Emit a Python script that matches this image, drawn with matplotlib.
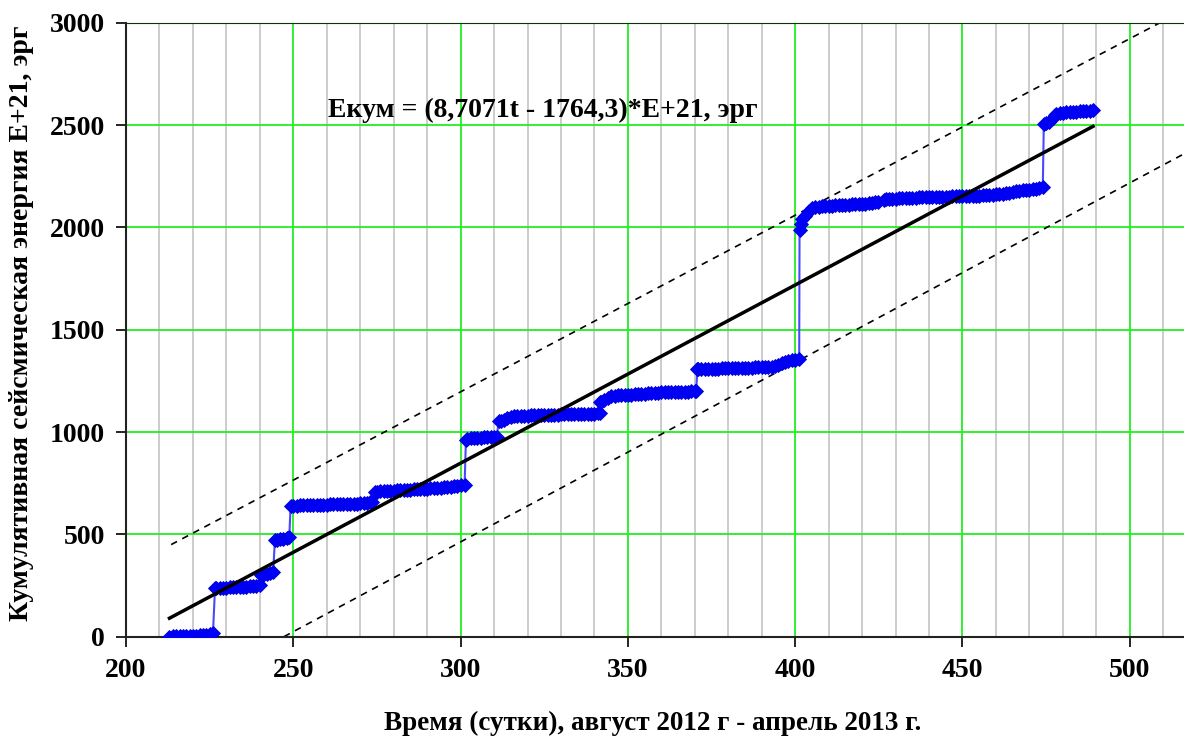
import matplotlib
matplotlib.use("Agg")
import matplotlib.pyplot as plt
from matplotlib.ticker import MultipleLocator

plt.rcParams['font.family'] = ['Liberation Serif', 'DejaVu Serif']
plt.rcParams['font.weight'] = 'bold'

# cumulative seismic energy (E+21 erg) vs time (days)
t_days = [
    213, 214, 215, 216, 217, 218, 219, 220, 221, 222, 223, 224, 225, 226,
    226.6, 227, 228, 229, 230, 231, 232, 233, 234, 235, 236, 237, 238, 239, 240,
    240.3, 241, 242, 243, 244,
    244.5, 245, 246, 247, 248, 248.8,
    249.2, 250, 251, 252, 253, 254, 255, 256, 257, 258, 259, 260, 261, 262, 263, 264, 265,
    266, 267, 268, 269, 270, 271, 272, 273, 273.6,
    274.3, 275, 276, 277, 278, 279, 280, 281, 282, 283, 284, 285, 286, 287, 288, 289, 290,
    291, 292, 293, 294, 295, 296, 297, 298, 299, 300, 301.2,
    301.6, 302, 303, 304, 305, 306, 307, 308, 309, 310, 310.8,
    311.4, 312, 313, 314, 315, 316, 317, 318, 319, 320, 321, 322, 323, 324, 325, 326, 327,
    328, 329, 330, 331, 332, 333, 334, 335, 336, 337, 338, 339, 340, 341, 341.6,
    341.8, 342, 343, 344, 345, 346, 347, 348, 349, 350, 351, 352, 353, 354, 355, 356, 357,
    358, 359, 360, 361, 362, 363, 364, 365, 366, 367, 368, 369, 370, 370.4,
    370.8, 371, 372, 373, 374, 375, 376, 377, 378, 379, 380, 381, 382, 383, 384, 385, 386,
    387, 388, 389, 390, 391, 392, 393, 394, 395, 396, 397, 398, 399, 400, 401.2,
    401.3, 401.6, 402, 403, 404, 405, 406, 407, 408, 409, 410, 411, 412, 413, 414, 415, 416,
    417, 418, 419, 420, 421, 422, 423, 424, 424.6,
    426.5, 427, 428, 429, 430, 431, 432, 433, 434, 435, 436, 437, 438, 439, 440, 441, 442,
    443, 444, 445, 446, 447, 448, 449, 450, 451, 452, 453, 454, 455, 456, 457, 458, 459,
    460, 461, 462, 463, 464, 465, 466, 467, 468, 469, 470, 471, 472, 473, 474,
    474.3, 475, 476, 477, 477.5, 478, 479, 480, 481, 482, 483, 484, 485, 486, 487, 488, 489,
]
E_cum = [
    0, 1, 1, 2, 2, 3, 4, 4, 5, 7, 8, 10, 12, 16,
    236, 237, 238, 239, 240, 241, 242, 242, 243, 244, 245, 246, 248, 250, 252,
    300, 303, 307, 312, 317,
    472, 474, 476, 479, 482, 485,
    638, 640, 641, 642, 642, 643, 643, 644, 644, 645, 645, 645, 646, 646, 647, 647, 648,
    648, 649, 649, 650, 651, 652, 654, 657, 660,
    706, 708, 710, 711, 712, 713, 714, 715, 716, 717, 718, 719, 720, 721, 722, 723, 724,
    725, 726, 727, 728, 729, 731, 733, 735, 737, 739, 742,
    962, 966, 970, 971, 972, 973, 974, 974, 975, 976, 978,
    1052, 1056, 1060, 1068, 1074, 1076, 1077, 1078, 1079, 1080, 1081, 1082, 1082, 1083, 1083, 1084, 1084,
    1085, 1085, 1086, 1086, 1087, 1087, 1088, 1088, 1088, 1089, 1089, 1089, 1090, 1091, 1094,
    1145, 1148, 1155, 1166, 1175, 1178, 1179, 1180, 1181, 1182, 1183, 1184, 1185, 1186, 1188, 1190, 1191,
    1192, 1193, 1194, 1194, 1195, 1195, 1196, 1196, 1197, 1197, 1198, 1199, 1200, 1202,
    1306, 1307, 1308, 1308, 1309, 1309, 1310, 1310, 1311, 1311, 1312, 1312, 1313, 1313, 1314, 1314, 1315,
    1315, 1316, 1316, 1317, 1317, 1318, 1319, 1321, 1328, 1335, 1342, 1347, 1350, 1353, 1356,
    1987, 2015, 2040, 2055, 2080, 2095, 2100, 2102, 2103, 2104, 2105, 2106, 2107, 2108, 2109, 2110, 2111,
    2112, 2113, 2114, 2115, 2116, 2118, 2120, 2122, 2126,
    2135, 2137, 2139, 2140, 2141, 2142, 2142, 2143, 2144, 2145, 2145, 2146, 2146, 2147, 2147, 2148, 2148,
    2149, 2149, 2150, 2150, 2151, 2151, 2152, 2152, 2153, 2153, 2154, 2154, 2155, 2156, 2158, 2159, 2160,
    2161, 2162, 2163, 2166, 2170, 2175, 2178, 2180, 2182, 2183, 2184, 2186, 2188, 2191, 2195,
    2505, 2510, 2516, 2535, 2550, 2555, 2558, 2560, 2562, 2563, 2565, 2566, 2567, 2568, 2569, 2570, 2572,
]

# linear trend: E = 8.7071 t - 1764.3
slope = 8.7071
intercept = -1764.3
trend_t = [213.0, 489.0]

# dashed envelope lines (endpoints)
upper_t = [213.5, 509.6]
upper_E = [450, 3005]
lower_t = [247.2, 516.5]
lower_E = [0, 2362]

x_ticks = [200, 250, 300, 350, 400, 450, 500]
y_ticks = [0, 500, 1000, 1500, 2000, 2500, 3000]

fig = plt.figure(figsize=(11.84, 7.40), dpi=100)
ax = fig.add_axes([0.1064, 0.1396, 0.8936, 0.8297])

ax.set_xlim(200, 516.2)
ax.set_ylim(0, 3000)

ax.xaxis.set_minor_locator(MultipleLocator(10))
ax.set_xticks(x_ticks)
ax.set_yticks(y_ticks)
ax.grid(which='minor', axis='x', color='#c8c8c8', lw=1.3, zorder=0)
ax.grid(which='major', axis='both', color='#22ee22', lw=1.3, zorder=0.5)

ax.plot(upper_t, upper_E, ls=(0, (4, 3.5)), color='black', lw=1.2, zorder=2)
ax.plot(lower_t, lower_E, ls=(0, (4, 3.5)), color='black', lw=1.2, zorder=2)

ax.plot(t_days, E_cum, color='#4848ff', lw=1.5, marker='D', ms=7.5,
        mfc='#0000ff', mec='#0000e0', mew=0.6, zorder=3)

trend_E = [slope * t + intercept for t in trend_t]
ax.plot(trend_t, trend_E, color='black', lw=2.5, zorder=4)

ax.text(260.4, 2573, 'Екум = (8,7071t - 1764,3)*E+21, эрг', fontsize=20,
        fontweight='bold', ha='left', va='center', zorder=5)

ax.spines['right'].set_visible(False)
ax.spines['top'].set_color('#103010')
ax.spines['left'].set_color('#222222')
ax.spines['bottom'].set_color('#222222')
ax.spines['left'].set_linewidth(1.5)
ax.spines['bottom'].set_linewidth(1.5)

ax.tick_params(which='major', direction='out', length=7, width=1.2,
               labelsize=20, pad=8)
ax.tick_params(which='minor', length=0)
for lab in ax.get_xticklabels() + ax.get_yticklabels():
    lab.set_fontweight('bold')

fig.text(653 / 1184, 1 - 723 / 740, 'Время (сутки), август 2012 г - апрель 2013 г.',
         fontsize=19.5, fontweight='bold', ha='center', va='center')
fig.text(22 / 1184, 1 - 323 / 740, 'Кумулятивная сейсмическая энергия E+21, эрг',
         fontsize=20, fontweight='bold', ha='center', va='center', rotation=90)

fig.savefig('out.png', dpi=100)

────

• Aim:
Using the listing above, gather each line that holds the string "matplotlib" and copy it.

• Result of the exercise:
Emit a Python script that matches this image, drawn with matplotlib.
import matplotlib
matplotlib.use("Agg")
import matplotlib.pyplot as plt
from matplotlib.ticker import MultipleLocator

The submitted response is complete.